#### [Work to complete]
Write the data below out exactly as it stands. Do not include the pictures.
_____
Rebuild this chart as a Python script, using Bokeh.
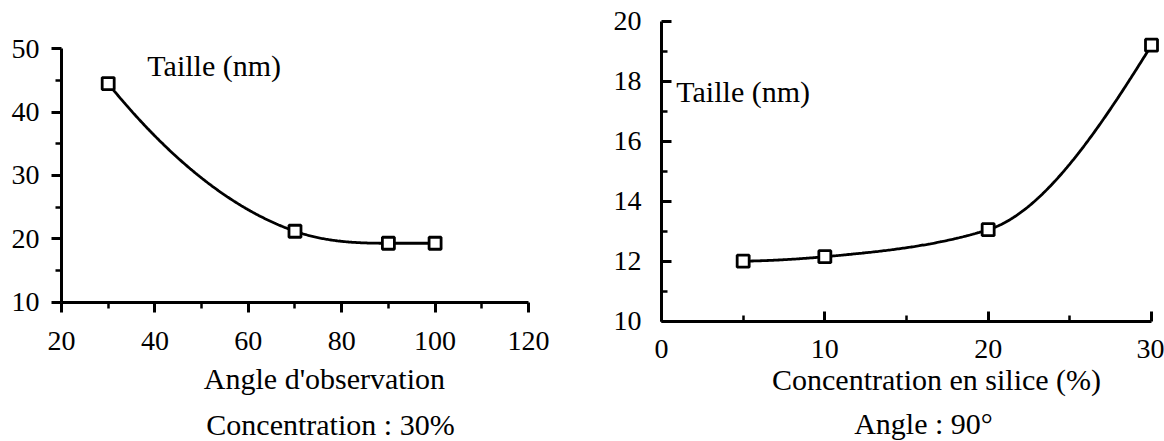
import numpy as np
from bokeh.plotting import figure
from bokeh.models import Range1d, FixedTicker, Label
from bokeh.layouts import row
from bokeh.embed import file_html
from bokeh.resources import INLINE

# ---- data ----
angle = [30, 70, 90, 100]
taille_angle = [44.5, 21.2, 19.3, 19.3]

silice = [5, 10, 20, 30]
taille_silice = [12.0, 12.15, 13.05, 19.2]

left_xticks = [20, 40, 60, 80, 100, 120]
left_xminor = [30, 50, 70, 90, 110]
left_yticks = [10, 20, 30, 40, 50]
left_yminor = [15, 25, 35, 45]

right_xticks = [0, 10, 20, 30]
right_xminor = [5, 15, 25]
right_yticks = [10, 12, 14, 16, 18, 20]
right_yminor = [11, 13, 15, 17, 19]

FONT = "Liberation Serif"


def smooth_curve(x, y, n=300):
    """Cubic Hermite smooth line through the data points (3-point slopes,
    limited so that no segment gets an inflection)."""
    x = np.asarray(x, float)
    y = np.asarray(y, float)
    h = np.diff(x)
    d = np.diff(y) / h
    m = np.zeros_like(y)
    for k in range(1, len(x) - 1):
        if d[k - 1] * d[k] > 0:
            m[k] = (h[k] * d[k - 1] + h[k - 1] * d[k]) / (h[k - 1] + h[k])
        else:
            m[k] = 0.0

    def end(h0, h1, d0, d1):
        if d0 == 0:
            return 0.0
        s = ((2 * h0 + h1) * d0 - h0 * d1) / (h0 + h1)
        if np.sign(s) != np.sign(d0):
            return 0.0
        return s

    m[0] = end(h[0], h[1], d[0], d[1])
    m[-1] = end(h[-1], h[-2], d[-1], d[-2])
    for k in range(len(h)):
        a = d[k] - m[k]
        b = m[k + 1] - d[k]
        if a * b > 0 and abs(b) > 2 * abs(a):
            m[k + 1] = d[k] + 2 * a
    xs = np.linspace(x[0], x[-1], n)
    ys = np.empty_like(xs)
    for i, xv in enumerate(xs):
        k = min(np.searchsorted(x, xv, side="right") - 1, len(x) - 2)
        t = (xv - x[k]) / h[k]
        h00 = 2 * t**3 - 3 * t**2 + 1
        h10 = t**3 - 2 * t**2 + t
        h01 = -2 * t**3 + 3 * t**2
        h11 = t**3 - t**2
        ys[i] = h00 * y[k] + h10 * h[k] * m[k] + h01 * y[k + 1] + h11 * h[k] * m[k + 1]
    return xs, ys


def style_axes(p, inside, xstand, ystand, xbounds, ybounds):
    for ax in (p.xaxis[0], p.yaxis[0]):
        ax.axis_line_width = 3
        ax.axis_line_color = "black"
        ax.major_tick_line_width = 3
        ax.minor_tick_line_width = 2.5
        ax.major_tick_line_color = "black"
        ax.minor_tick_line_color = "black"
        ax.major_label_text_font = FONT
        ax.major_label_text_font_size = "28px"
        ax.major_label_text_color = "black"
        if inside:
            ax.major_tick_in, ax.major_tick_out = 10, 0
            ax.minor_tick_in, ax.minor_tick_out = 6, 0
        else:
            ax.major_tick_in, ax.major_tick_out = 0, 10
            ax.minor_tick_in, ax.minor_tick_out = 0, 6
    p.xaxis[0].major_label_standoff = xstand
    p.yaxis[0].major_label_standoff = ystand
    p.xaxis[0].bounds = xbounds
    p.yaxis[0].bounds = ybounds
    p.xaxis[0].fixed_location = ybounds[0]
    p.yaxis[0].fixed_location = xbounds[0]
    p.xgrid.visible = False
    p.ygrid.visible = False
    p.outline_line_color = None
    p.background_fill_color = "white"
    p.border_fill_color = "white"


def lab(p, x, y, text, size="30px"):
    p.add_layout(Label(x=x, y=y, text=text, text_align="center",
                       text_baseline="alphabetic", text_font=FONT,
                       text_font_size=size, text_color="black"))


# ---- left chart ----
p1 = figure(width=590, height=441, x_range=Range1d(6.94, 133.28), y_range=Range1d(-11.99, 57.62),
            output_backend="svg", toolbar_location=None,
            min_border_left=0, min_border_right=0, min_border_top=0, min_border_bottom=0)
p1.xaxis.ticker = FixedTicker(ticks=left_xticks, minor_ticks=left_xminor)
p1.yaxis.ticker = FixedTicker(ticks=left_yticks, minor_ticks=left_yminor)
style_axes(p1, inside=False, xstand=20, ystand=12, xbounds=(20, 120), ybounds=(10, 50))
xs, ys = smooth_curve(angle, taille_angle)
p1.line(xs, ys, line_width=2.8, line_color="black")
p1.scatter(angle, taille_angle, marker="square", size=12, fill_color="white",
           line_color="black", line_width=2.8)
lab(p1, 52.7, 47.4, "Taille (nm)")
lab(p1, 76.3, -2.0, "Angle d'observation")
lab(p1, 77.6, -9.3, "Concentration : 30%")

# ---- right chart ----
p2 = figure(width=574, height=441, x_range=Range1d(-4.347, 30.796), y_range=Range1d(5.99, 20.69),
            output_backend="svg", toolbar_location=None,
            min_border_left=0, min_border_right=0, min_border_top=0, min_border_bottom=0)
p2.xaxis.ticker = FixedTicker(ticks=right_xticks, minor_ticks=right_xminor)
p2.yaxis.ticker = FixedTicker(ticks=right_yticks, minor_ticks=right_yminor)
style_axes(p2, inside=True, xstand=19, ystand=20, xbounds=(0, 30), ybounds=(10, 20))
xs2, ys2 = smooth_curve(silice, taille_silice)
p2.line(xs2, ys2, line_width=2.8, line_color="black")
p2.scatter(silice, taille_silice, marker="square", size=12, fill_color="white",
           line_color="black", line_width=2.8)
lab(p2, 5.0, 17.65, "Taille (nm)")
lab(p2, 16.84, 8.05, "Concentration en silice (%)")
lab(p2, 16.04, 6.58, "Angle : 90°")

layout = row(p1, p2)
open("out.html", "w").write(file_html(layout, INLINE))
_____
#### [Correct answer]
Rebuild this chart as a Python script, using Bokeh.
import numpy as np
from bokeh.plotting import figure
from bokeh.models import Range1d, FixedTicker, Label
from bokeh.layouts import row
from bokeh.embed import file_html
from bokeh.resources import INLINE

# ---- data ----
angle = [30, 70, 90, 100]
taille_angle = [44.5, 21.2, 19.3, 19.3]

silice = [5, 10, 20, 30]
taille_silice = [12.0, 12.15, 13.05, 19.2]

left_xticks = [20, 40, 60, 80, 100, 120]
left_xminor = [30, 50, 70, 90, 110]
left_yticks = [10, 20, 30, 40, 50]
left_yminor = [15, 25, 35, 45]

right_xticks = [0, 10, 20, 30]
right_xminor = [5, 15, 25]
right_yticks = [10, 12, 14, 16, 18, 20]
right_yminor = [11, 13, 15, 17, 19]

FONT = "Liberation Serif"


def smooth_curve(x, y, n=300):
    """Cubic Hermite smooth line through the data points (3-point slopes,
    limited so that no segment gets an inflection)."""
    x = np.asarray(x, float)
    y = np.asarray(y, float)
    h = np.diff(x)
    d = np.diff(y) / h
    m = np.zeros_like(y)
    for k in range(1, len(x) - 1):
        if d[k - 1] * d[k] > 0:
            m[k] = (h[k] * d[k - 1] + h[k - 1] * d[k]) / (h[k - 1] + h[k])
        else:
            m[k] = 0.0

    def end(h0, h1, d0, d1):
        if d0 == 0:
            return 0.0
        s = ((2 * h0 + h1) * d0 - h0 * d1) / (h0 + h1)
        if np.sign(s) != np.sign(d0):
            return 0.0
        return s

    m[0] = end(h[0], h[1], d[0], d[1])
    m[-1] = end(h[-1], h[-2], d[-1], d[-2])
    for k in range(len(h)):
        a = d[k] - m[k]
        b = m[k + 1] - d[k]
        if a * b > 0 and abs(b) > 2 * abs(a):
            m[k + 1] = d[k] + 2 * a
    xs = np.linspace(x[0], x[-1], n)
    ys = np.empty_like(xs)
    for i, xv in enumerate(xs):
        k = min(np.searchsorted(x, xv, side="right") - 1, len(x) - 2)
        t = (xv - x[k]) / h[k]
        h00 = 2 * t**3 - 3 * t**2 + 1
        h10 = t**3 - 2 * t**2 + t
        h01 = -2 * t**3 + 3 * t**2
        h11 = t**3 - t**2
        ys[i] = h00 * y[k] + h10 * h[k] * m[k] + h01 * y[k + 1] + h11 * h[k] * m[k + 1]
    return xs, ys


def style_axes(p, inside, xstand, ystand, xbounds, ybounds):
    for ax in (p.xaxis[0], p.yaxis[0]):
        ax.axis_line_width = 3
        ax.axis_line_color = "black"
        ax.major_tick_line_width = 3
        ax.minor_tick_line_width = 2.5
        ax.major_tick_line_color = "black"
        ax.minor_tick_line_color = "black"
        ax.major_label_text_font = FONT
        ax.major_label_text_font_size = "28px"
        ax.major_label_text_color = "black"
        if inside:
            ax.major_tick_in, ax.major_tick_out = 10, 0
            ax.minor_tick_in, ax.minor_tick_out = 6, 0
        else:
            ax.major_tick_in, ax.major_tick_out = 0, 10
            ax.minor_tick_in, ax.minor_tick_out = 0, 6
    p.xaxis[0].major_label_standoff = xstand
    p.yaxis[0].major_label_standoff = ystand
    p.xaxis[0].bounds = xbounds
    p.yaxis[0].bounds = ybounds
    p.xaxis[0].fixed_location = ybounds[0]
    p.yaxis[0].fixed_location = xbounds[0]
    p.xgrid.visible = False
    p.ygrid.visible = False
    p.outline_line_color = None
    p.background_fill_color = "white"
    p.border_fill_color = "white"


def lab(p, x, y, text, size="30px"):
    p.add_layout(Label(x=x, y=y, text=text, text_align="center",
                       text_baseline="alphabetic", text_font=FONT,
                       text_font_size=size, text_color="black"))


# ---- left chart ----
p1 = figure(width=590, height=441, x_range=Range1d(6.94, 133.28), y_range=Range1d(-11.99, 57.62),
            output_backend="svg", toolbar_location=None,
            min_border_left=0, min_border_right=0, min_border_top=0, min_border_bottom=0)
p1.xaxis.ticker = FixedTicker(ticks=left_xticks, minor_ticks=left_xminor)
p1.yaxis.ticker = FixedTicker(ticks=left_yticks, minor_ticks=left_yminor)
style_axes(p1, inside=False, xstand=20, ystand=12, xbounds=(20, 120), ybounds=(10, 50))
xs, ys = smooth_curve(angle, taille_angle)
p1.line(xs, ys, line_width=2.8, line_color="black")
p1.scatter(angle, taille_angle, marker="square", size=12, fill_color="white",
           line_color="black", line_width=2.8)
lab(p1, 52.7, 47.4, "Taille (nm)")
lab(p1, 76.3, -2.0, "Angle d'observation")
lab(p1, 77.6, -9.3, "Concentration : 30%")

# ---- right chart ----
p2 = figure(width=574, height=441, x_range=Range1d(-4.347, 30.796), y_range=Range1d(5.99, 20.69),
            output_backend="svg", toolbar_location=None,
            min_border_left=0, min_border_right=0, min_border_top=0, min_border_bottom=0)
p2.xaxis.ticker = FixedTicker(ticks=right_xticks, minor_ticks=right_xminor)
p2.yaxis.ticker = FixedTicker(ticks=right_yticks, minor_ticks=right_yminor)
style_axes(p2, inside=True, xstand=19, ystand=20, xbounds=(0, 30), ybounds=(10, 20))
xs2, ys2 = smooth_curve(silice, taille_silice)
p2.line(xs2, ys2, line_width=2.8, line_color="black")
p2.scatter(silice, taille_silice, marker="square", size=12, fill_color="white",
           line_color="black", line_width=2.8)
lab(p2, 5.0, 17.65, "Taille (nm)")
lab(p2, 16.84, 8.05, "Concentration en silice (%)")
lab(p2, 16.04, 6.58, "Angle : 90°")

layout = row(p1, p2)
open("out.html", "w").write(file_html(layout, INLINE))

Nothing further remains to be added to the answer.